Will you write out the data exactly, excluding every picture?

*Material*.
— BEGIN —

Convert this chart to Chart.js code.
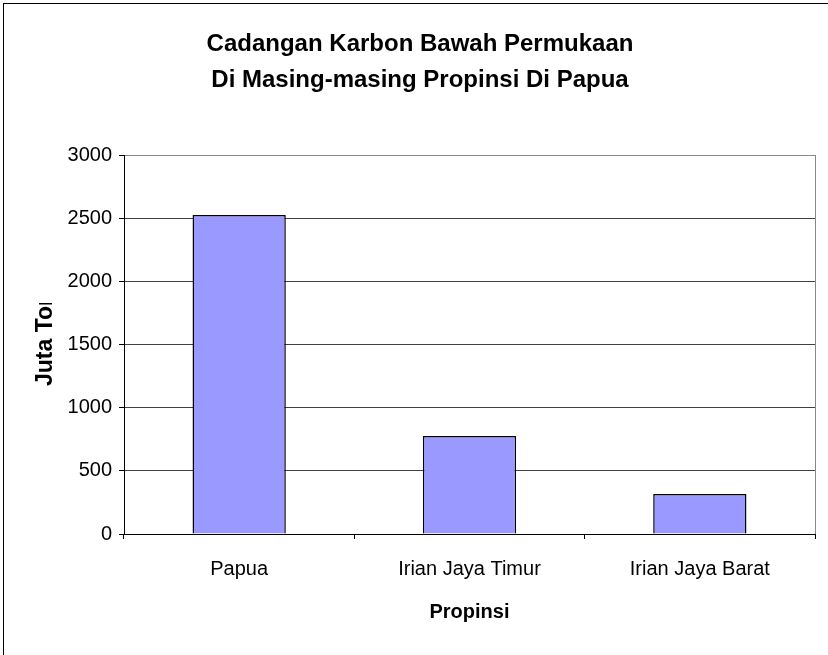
<!DOCTYPE html>
<html>
<head>
<meta charset="utf-8">
<script src="https://cdn.jsdelivr.net/npm/chart.js@4"></script>
<style>
  html, body { margin: 0; padding: 0; background: #fff; }
  canvas { display: block; }
</style>
</head>
<body>
<canvas id="myChart" width="828" height="655"></canvas>
<script>
const provinces = ['Papua', 'Irian Jaya Timur', 'Irian Jaya Barat'];
const carbonStock = [2525, 776, 317];
const titleLines = ['Cadangan Karbon Bawah Permukaan', 'Di Masing-masing Propinsi Di Papua'];
const yMax = 3000;
const yStep = 500;

const FONT = '"Liberation Sans", Arial, sans-serif';
Chart.defaults.font.family = FONT;
Chart.defaults.color = '#000';

// white page with a thin frame around it
const frame = {
  id: 'frame',
  beforeDraw: (chart) => {
    const ctx = chart.ctx;
    ctx.save();
    ctx.fillStyle = '#fff';
    ctx.fillRect(0, 0, chart.width, chart.height);
    ctx.strokeStyle = '#000';
    ctx.lineWidth = 1;
    ctx.strokeRect(3.5, 3.5, 1000, 1000);
    ctx.restore();
  },
  beforeDatasetsDraw: (chart) => {
    // right edge of the plot area
    const a = chart.chartArea;
    const ctx = chart.ctx;
    ctx.save();
    ctx.strokeStyle = '#888';
    ctx.lineWidth = 1;
    ctx.beginPath();
    ctx.moveTo(Math.round(a.right) + 0.5, a.top);
    ctx.lineTo(Math.round(a.right) + 0.5, a.bottom);
    ctx.stroke();
    ctx.restore();
  },
};

// vertical axis title, cut off at the top like the old sheet
const yTitle = {
  id: 'yTitle',
  afterDraw: (chart) => {
    const ctx = chart.ctx;
    ctx.save();
    ctx.beginPath();
    ctx.rect(0, 303, 120, 200);
    ctx.clip();
    ctx.translate(52, 386);
    ctx.rotate(-Math.PI / 2);
    ctx.font = 'bold 23px ' + FONT;
    ctx.fillStyle = '#000';
    ctx.textAlign = 'left';
    ctx.textBaseline = 'alphabetic';
    ctx.fillText('Juta Ton', 0, 0);
    ctx.restore();
  },
};

let myChart = new Chart(document.getElementById('myChart').getContext('2d'), {
  type: 'bar',
  data: {
    labels: provinces,
    datasets: [
      {
        data: carbonStock,
        backgroundColor: '#9999FF',
        borderColor: '#000',
        borderWidth: 1.5,
        barPercentage: 1,
        categoryPercentage: 0.405,
      },
    ],
  },
  plugins: [frame, yTitle],
  options: {
    responsive: false,
    animation: false,
    devicePixelRatio: 1,
    layout: {
      padding: { left: 25, right: 13, top: 0, bottom: 0 },
    },
    plugins: {
      legend: { display: false },
      tooltip: { enabled: false },
      title: {
        display: true,
        text: titleLines,
        color: '#000',
        font: { size: 24, weight: 'bold', lineHeight: 1.5 },
        padding: { top: 26, bottom: 57 },
      },
    },
    scales: {
      x: {
        grid: {
          drawOnChartArea: false,
          drawTicks: true,
          tickLength: 5,
          tickColor: '#000',
          offset: true,
        },
        border: { color: '#000', width: 1 },
        ticks: {
          color: '#000',
          font: { size: 20 },
          padding: 18,
          maxRotation: 0,
        },
        title: {
          display: true,
          text: 'Propinsi',
          color: '#000',
          font: { size: 20, weight: 'bold' },
          padding: { top: 0, bottom: 31 },
        },
        afterFit: (scale) => {
          scale.height = 121;
        },
      },
      y: {
        min: 0,
        max: yMax,
        ticks: {
          stepSize: yStep,
          color: '#000',
          font: { size: 20 },
          padding: 7,
          callback: (value) => String(value),
        },
        grid: {
          color: (ctx) => (ctx.tick && ctx.tick.value === yMax ? '#888' : '#404040'),
          tickColor: '#000',
          tickLength: 5,
        },
        border: { color: '#000', width: 1 },
        afterFit: (scale) => {
          scale.width = 99;
        },
      },
    },
  },
});
</script>
</body>
</html>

— END —

*Output for this task*.
Convert this chart to Chart.js code.
<!DOCTYPE html>
<html>
<head>
<meta charset="utf-8">
<script src="https://cdn.jsdelivr.net/npm/chart.js@4"></script>
<style>
  html, body { margin: 0; padding: 0; background: #fff; }
  canvas { display: block; }
</style>
</head>
<body>
<canvas id="myChart" width="828" height="655"></canvas>
<script>
const provinces = ['Papua', 'Irian Jaya Timur', 'Irian Jaya Barat'];
const carbonStock = [2525, 776, 317];
const titleLines = ['Cadangan Karbon Bawah Permukaan', 'Di Masing-masing Propinsi Di Papua'];
const yMax = 3000;
const yStep = 500;

const FONT = '"Liberation Sans", Arial, sans-serif';
Chart.defaults.font.family = FONT;
Chart.defaults.color = '#000';

// white page with a thin frame around it
const frame = {
  id: 'frame',
  beforeDraw: (chart) => {
    const ctx = chart.ctx;
    ctx.save();
    ctx.fillStyle = '#fff';
    ctx.fillRect(0, 0, chart.width, chart.height);
    ctx.strokeStyle = '#000';
    ctx.lineWidth = 1;
    ctx.strokeRect(3.5, 3.5, 1000, 1000);
    ctx.restore();
  },
  beforeDatasetsDraw: (chart) => {
    // right edge of the plot area
    const a = chart.chartArea;
    const ctx = chart.ctx;
    ctx.save();
    ctx.strokeStyle = '#888';
    ctx.lineWidth = 1;
    ctx.beginPath();
    ctx.moveTo(Math.round(a.right) + 0.5, a.top);
    ctx.lineTo(Math.round(a.right) + 0.5, a.bottom);
    ctx.stroke();
    ctx.restore();
  },
};

// vertical axis title, cut off at the top like the old sheet
const yTitle = {
  id: 'yTitle',
  afterDraw: (chart) => {
    const ctx = chart.ctx;
    ctx.save();
    ctx.beginPath();
    ctx.rect(0, 303, 120, 200);
    ctx.clip();
    ctx.translate(52, 386);
    ctx.rotate(-Math.PI / 2);
    ctx.font = 'bold 23px ' + FONT;
    ctx.fillStyle = '#000';
    ctx.textAlign = 'left';
    ctx.textBaseline = 'alphabetic';
    ctx.fillText('Juta Ton', 0, 0);
    ctx.restore();
  },
};

let myChart = new Chart(document.getElementById('myChart').getContext('2d'), {
  type: 'bar',
  data: {
    labels: provinces,
    datasets: [
      {
        data: carbonStock,
        backgroundColor: '#9999FF',
        borderColor: '#000',
        borderWidth: 1.5,
        barPercentage: 1,
        categoryPercentage: 0.405,
      },
    ],
  },
  plugins: [frame, yTitle],
  options: {
    responsive: false,
    animation: false,
    devicePixelRatio: 1,
    layout: {
      padding: { left: 25, right: 13, top: 0, bottom: 0 },
    },
    plugins: {
      legend: { display: false },
      tooltip: { enabled: false },
      title: {
        display: true,
        text: titleLines,
        color: '#000',
        font: { size: 24, weight: 'bold', lineHeight: 1.5 },
        padding: { top: 26, bottom: 57 },
      },
    },
    scales: {
      x: {
        grid: {
          drawOnChartArea: false,
          drawTicks: true,
          tickLength: 5,
          tickColor: '#000',
          offset: true,
        },
        border: { color: '#000', width: 1 },
        ticks: {
          color: '#000',
          font: { size: 20 },
          padding: 18,
          maxRotation: 0,
        },
        title: {
          display: true,
          text: 'Propinsi',
          color: '#000',
          font: { size: 20, weight: 'bold' },
          padding: { top: 0, bottom: 31 },
        },
        afterFit: (scale) => {
          scale.height = 121;
        },
      },
      y: {
        min: 0,
        max: yMax,
        ticks: {
          stepSize: yStep,
          color: '#000',
          font: { size: 20 },
          padding: 7,
          callback: (value) => String(value),
        },
        grid: {
          color: (ctx) => (ctx.tick && ctx.tick.value === yMax ? '#888' : '#404040'),
          tickColor: '#000',
          tickLength: 5,
        },
        border: { color: '#000', width: 1 },
        afterFit: (scale) => {
          scale.width = 99;
        },
      },
    },
  },
});
</script>
</body>
</html>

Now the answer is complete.